The Al-Hurra hubbub is symbolic of a larger problem of how we perceive and practice our information activities (or propaganda if you wish, which is a pejorative only to Americans). While I have not yet watched the 60 Minutes piece, I did read Craig Whitlock’s Washington Post article and have some observations on the larger debate.
The Al-Hurra shines a light on the transformation of American information activities from active and aggressive participants in the struggle for minds and wills to something much more passive, a beauty contest perhaps. This change, I argue, began happening even before “public diplomacy” was coined in 1965 as borders were established and, more importantly, we realized people actually listened to what we had to say.
Gone are the days when Edward R. Murrow could confidently state his staff could go up against any major media agency. Too often the emphasis is not on building trust and legitimacy with listeners but quick ratings and a resulting lack of editorial control and confused programming.
We must empower intelligently select editors and staff and empower them. Audiences come if the product is useful and interesting. Al-Jazeera English, for example, is useful and interesting. It is noteworthy that AJE is, I’m told, increasingly the news station of choice, displacing CNN, in one prominent government news agency. If you build it, they will come.

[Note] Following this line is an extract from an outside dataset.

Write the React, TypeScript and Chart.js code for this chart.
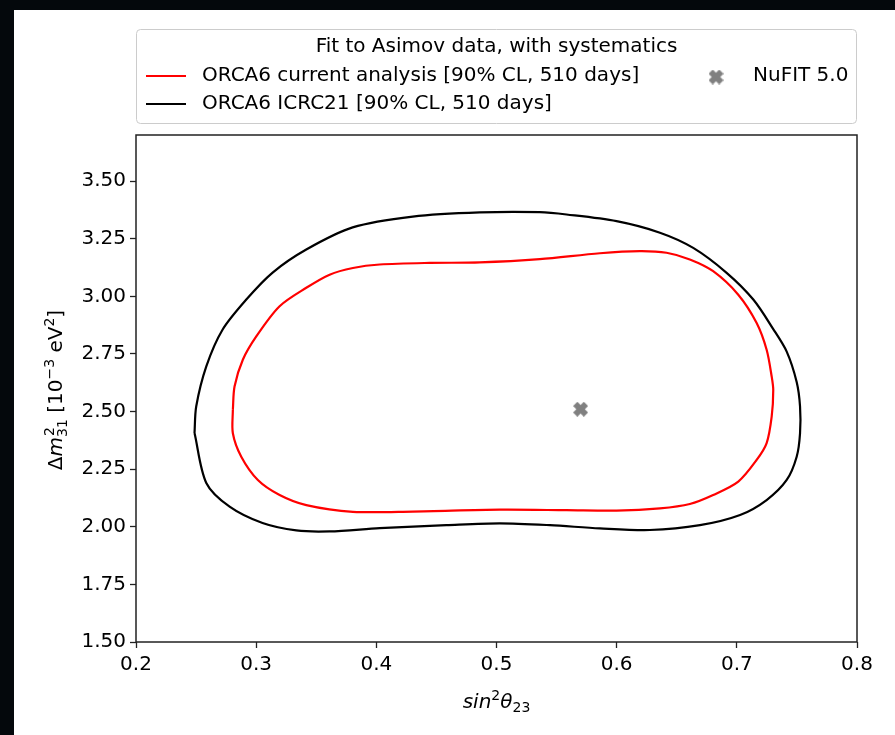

A while back I met and talked with Norm Pattiz and he was convinced that music attracted listeners. In other words, if they came for the music, they’ll stay for the news. But I believe there’s a reason Westwood One radio stations aren’t the template for international news agencies.
While we argue over the quality of programming, we cite a law that prevents us from monitoring, which in fact was intended to address the quality issue in the first place.
Dear Reader: my apologies if you had the misfortune of reading an earlier copy of this post.